• Aim of the exercise: The records that follow are to be transcribed in full, without their images.

• Records for this exercise:
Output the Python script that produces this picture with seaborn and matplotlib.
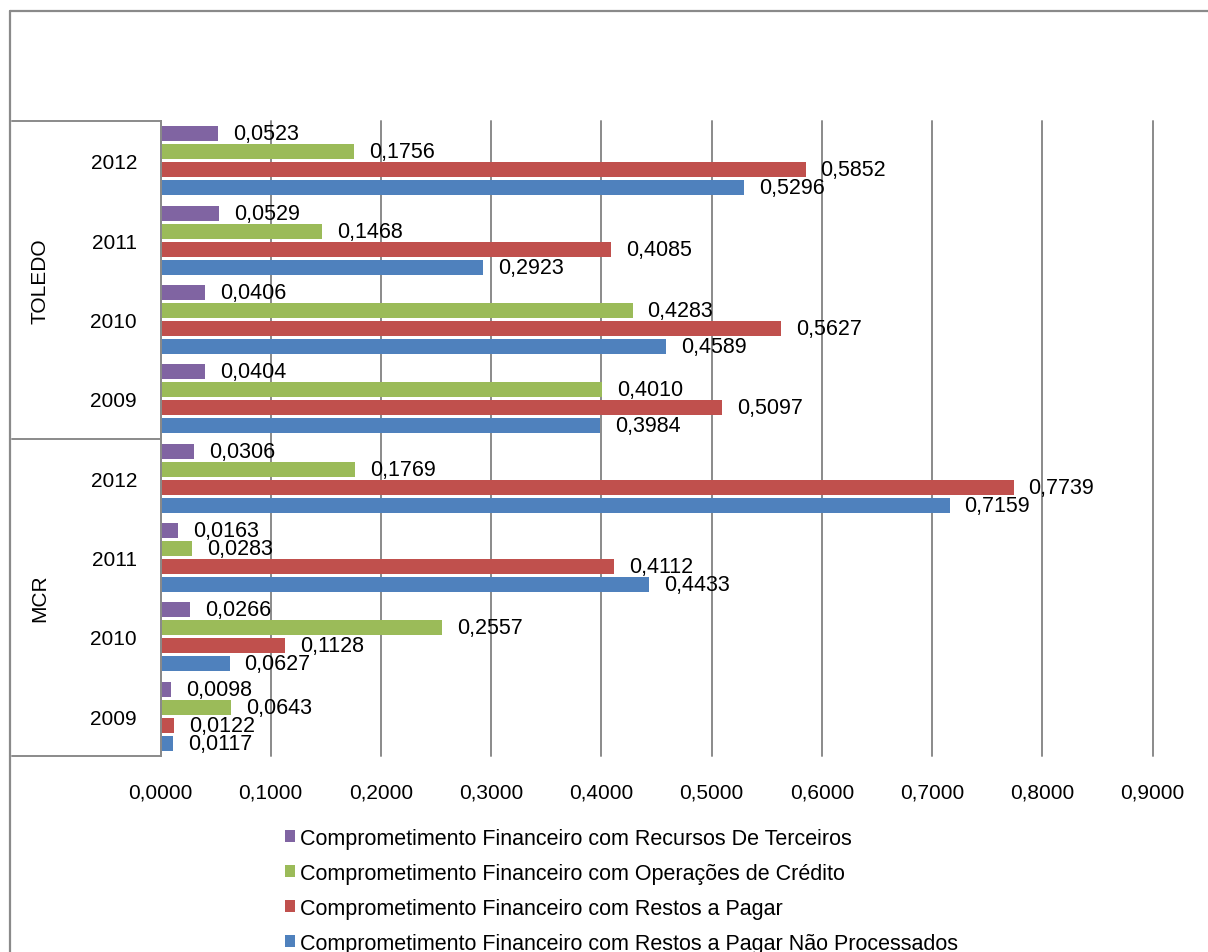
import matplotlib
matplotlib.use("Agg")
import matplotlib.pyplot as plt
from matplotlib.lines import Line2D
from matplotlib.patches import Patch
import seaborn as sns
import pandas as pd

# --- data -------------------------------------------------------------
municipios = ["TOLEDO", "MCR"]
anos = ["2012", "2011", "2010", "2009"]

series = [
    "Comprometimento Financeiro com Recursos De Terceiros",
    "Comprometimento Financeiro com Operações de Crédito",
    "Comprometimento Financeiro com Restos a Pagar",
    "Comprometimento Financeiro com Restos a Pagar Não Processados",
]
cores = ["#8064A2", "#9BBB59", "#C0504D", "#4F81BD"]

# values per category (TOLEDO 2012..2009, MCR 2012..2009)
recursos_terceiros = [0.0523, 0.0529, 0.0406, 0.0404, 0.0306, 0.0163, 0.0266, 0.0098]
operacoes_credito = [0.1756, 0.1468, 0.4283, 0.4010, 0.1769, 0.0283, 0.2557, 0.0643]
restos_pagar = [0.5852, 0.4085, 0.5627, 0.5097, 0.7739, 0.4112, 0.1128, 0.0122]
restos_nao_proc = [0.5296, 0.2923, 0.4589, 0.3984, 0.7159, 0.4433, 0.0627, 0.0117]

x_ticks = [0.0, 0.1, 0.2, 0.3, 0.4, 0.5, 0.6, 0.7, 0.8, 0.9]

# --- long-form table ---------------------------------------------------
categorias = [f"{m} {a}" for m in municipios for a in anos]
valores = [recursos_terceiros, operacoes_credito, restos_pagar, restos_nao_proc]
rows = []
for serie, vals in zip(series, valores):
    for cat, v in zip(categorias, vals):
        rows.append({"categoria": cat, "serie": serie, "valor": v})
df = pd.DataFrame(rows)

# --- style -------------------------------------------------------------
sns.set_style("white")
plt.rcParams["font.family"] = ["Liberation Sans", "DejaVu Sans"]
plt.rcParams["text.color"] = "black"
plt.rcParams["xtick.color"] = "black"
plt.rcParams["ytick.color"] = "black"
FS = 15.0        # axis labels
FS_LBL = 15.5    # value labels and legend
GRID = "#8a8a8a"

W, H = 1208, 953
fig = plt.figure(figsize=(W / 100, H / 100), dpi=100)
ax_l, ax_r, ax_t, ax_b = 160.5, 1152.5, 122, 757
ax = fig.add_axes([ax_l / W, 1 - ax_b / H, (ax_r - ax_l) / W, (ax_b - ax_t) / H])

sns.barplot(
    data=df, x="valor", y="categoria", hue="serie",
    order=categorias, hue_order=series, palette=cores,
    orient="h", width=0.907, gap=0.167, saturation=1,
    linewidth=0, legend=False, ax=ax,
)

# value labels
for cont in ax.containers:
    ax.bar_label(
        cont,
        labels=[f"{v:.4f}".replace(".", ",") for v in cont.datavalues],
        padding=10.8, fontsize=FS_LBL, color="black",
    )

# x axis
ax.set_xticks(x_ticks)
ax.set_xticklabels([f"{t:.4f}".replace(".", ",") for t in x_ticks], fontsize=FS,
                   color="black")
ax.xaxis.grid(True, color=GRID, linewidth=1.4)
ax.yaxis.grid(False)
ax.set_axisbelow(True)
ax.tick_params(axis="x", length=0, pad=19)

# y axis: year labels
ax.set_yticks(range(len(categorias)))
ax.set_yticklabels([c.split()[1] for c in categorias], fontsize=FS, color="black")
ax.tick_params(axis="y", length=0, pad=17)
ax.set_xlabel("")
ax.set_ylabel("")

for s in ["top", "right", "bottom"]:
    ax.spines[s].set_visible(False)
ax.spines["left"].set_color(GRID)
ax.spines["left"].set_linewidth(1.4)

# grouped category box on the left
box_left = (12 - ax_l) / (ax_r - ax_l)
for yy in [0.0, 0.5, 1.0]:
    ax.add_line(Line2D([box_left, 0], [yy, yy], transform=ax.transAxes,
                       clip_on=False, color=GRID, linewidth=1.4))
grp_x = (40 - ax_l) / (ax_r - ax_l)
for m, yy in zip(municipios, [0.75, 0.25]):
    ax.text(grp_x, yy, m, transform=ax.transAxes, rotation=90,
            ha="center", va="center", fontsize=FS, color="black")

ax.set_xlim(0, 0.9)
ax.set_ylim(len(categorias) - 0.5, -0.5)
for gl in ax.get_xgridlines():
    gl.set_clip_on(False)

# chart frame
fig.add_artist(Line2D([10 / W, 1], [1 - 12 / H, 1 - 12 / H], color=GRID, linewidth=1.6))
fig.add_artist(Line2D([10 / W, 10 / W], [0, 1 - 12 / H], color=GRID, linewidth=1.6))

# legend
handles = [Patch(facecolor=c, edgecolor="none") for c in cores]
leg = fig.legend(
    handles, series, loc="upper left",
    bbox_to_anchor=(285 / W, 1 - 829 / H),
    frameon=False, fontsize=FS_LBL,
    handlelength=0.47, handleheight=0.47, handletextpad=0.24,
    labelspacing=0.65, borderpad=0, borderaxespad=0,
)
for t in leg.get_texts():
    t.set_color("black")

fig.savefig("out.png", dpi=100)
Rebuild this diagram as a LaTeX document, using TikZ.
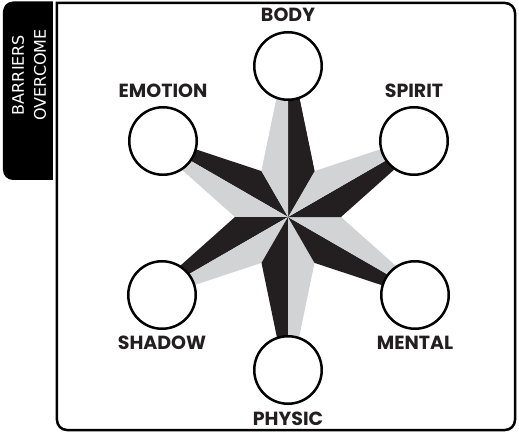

• Reply to the task:
Output the Python script that produces this picture with seaborn and matplotlib.
import matplotlib
matplotlib.use("Agg")
import matplotlib.pyplot as plt
from matplotlib.lines import Line2D
from matplotlib.patches import Patch
import seaborn as sns
import pandas as pd

# --- data -------------------------------------------------------------
municipios = ["TOLEDO", "MCR"]
anos = ["2012", "2011", "2010", "2009"]

series = [
    "Comprometimento Financeiro com Recursos De Terceiros",
    "Comprometimento Financeiro com Operações de Crédito",
    "Comprometimento Financeiro com Restos a Pagar",
    "Comprometimento Financeiro com Restos a Pagar Não Processados",
]
cores = ["#8064A2", "#9BBB59", "#C0504D", "#4F81BD"]

# values per category (TOLEDO 2012..2009, MCR 2012..2009)
recursos_terceiros = [0.0523, 0.0529, 0.0406, 0.0404, 0.0306, 0.0163, 0.0266, 0.0098]
operacoes_credito = [0.1756, 0.1468, 0.4283, 0.4010, 0.1769, 0.0283, 0.2557, 0.0643]
restos_pagar = [0.5852, 0.4085, 0.5627, 0.5097, 0.7739, 0.4112, 0.1128, 0.0122]
restos_nao_proc = [0.5296, 0.2923, 0.4589, 0.3984, 0.7159, 0.4433, 0.0627, 0.0117]

x_ticks = [0.0, 0.1, 0.2, 0.3, 0.4, 0.5, 0.6, 0.7, 0.8, 0.9]

# --- long-form table ---------------------------------------------------
categorias = [f"{m} {a}" for m in municipios for a in anos]
valores = [recursos_terceiros, operacoes_credito, restos_pagar, restos_nao_proc]
rows = []
for serie, vals in zip(series, valores):
    for cat, v in zip(categorias, vals):
        rows.append({"categoria": cat, "serie": serie, "valor": v})
df = pd.DataFrame(rows)

# --- style -------------------------------------------------------------
sns.set_style("white")
plt.rcParams["font.family"] = ["Liberation Sans", "DejaVu Sans"]
plt.rcParams["text.color"] = "black"
plt.rcParams["xtick.color"] = "black"
plt.rcParams["ytick.color"] = "black"
FS = 15.0        # axis labels
FS_LBL = 15.5    # value labels and legend
GRID = "#8a8a8a"

W, H = 1208, 953
fig = plt.figure(figsize=(W / 100, H / 100), dpi=100)
ax_l, ax_r, ax_t, ax_b = 160.5, 1152.5, 122, 757
ax = fig.add_axes([ax_l / W, 1 - ax_b / H, (ax_r - ax_l) / W, (ax_b - ax_t) / H])

sns.barplot(
    data=df, x="valor", y="categoria", hue="serie",
    order=categorias, hue_order=series, palette=cores,
    orient="h", width=0.907, gap=0.167, saturation=1,
    linewidth=0, legend=False, ax=ax,
)

# value labels
for cont in ax.containers:
    ax.bar_label(
        cont,
        labels=[f"{v:.4f}".replace(".", ",") for v in cont.datavalues],
        padding=10.8, fontsize=FS_LBL, color="black",
    )

# x axis
ax.set_xticks(x_ticks)
ax.set_xticklabels([f"{t:.4f}".replace(".", ",") for t in x_ticks], fontsize=FS,
                   color="black")
ax.xaxis.grid(True, color=GRID, linewidth=1.4)
ax.yaxis.grid(False)
ax.set_axisbelow(True)
ax.tick_params(axis="x", length=0, pad=19)

# y axis: year labels
ax.set_yticks(range(len(categorias)))
ax.set_yticklabels([c.split()[1] for c in categorias], fontsize=FS, color="black")
ax.tick_params(axis="y", length=0, pad=17)
ax.set_xlabel("")
ax.set_ylabel("")

for s in ["top", "right", "bottom"]:
    ax.spines[s].set_visible(False)
ax.spines["left"].set_color(GRID)
ax.spines["left"].set_linewidth(1.4)

# grouped category box on the left
box_left = (12 - ax_l) / (ax_r - ax_l)
for yy in [0.0, 0.5, 1.0]:
    ax.add_line(Line2D([box_left, 0], [yy, yy], transform=ax.transAxes,
                       clip_on=False, color=GRID, linewidth=1.4))
grp_x = (40 - ax_l) / (ax_r - ax_l)
for m, yy in zip(municipios, [0.75, 0.25]):
    ax.text(grp_x, yy, m, transform=ax.transAxes, rotation=90,
            ha="center", va="center", fontsize=FS, color="black")

ax.set_xlim(0, 0.9)
ax.set_ylim(len(categorias) - 0.5, -0.5)
for gl in ax.get_xgridlines():
    gl.set_clip_on(False)

# chart frame
fig.add_artist(Line2D([10 / W, 1], [1 - 12 / H, 1 - 12 / H], color=GRID, linewidth=1.6))
fig.add_artist(Line2D([10 / W, 10 / W], [0, 1 - 12 / H], color=GRID, linewidth=1.6))

# legend
handles = [Patch(facecolor=c, edgecolor="none") for c in cores]
leg = fig.legend(
    handles, series, loc="upper left",
    bbox_to_anchor=(285 / W, 1 - 829 / H),
    frameon=False, fontsize=FS_LBL,
    handlelength=0.47, handleheight=0.47, handletextpad=0.24,
    labelspacing=0.65, borderpad=0, borderaxespad=0,
)
for t in leg.get_texts():
    t.set_color("black")

fig.savefig("out.png", dpi=100)
Rebuild this diagram as a LaTeX document, using TikZ.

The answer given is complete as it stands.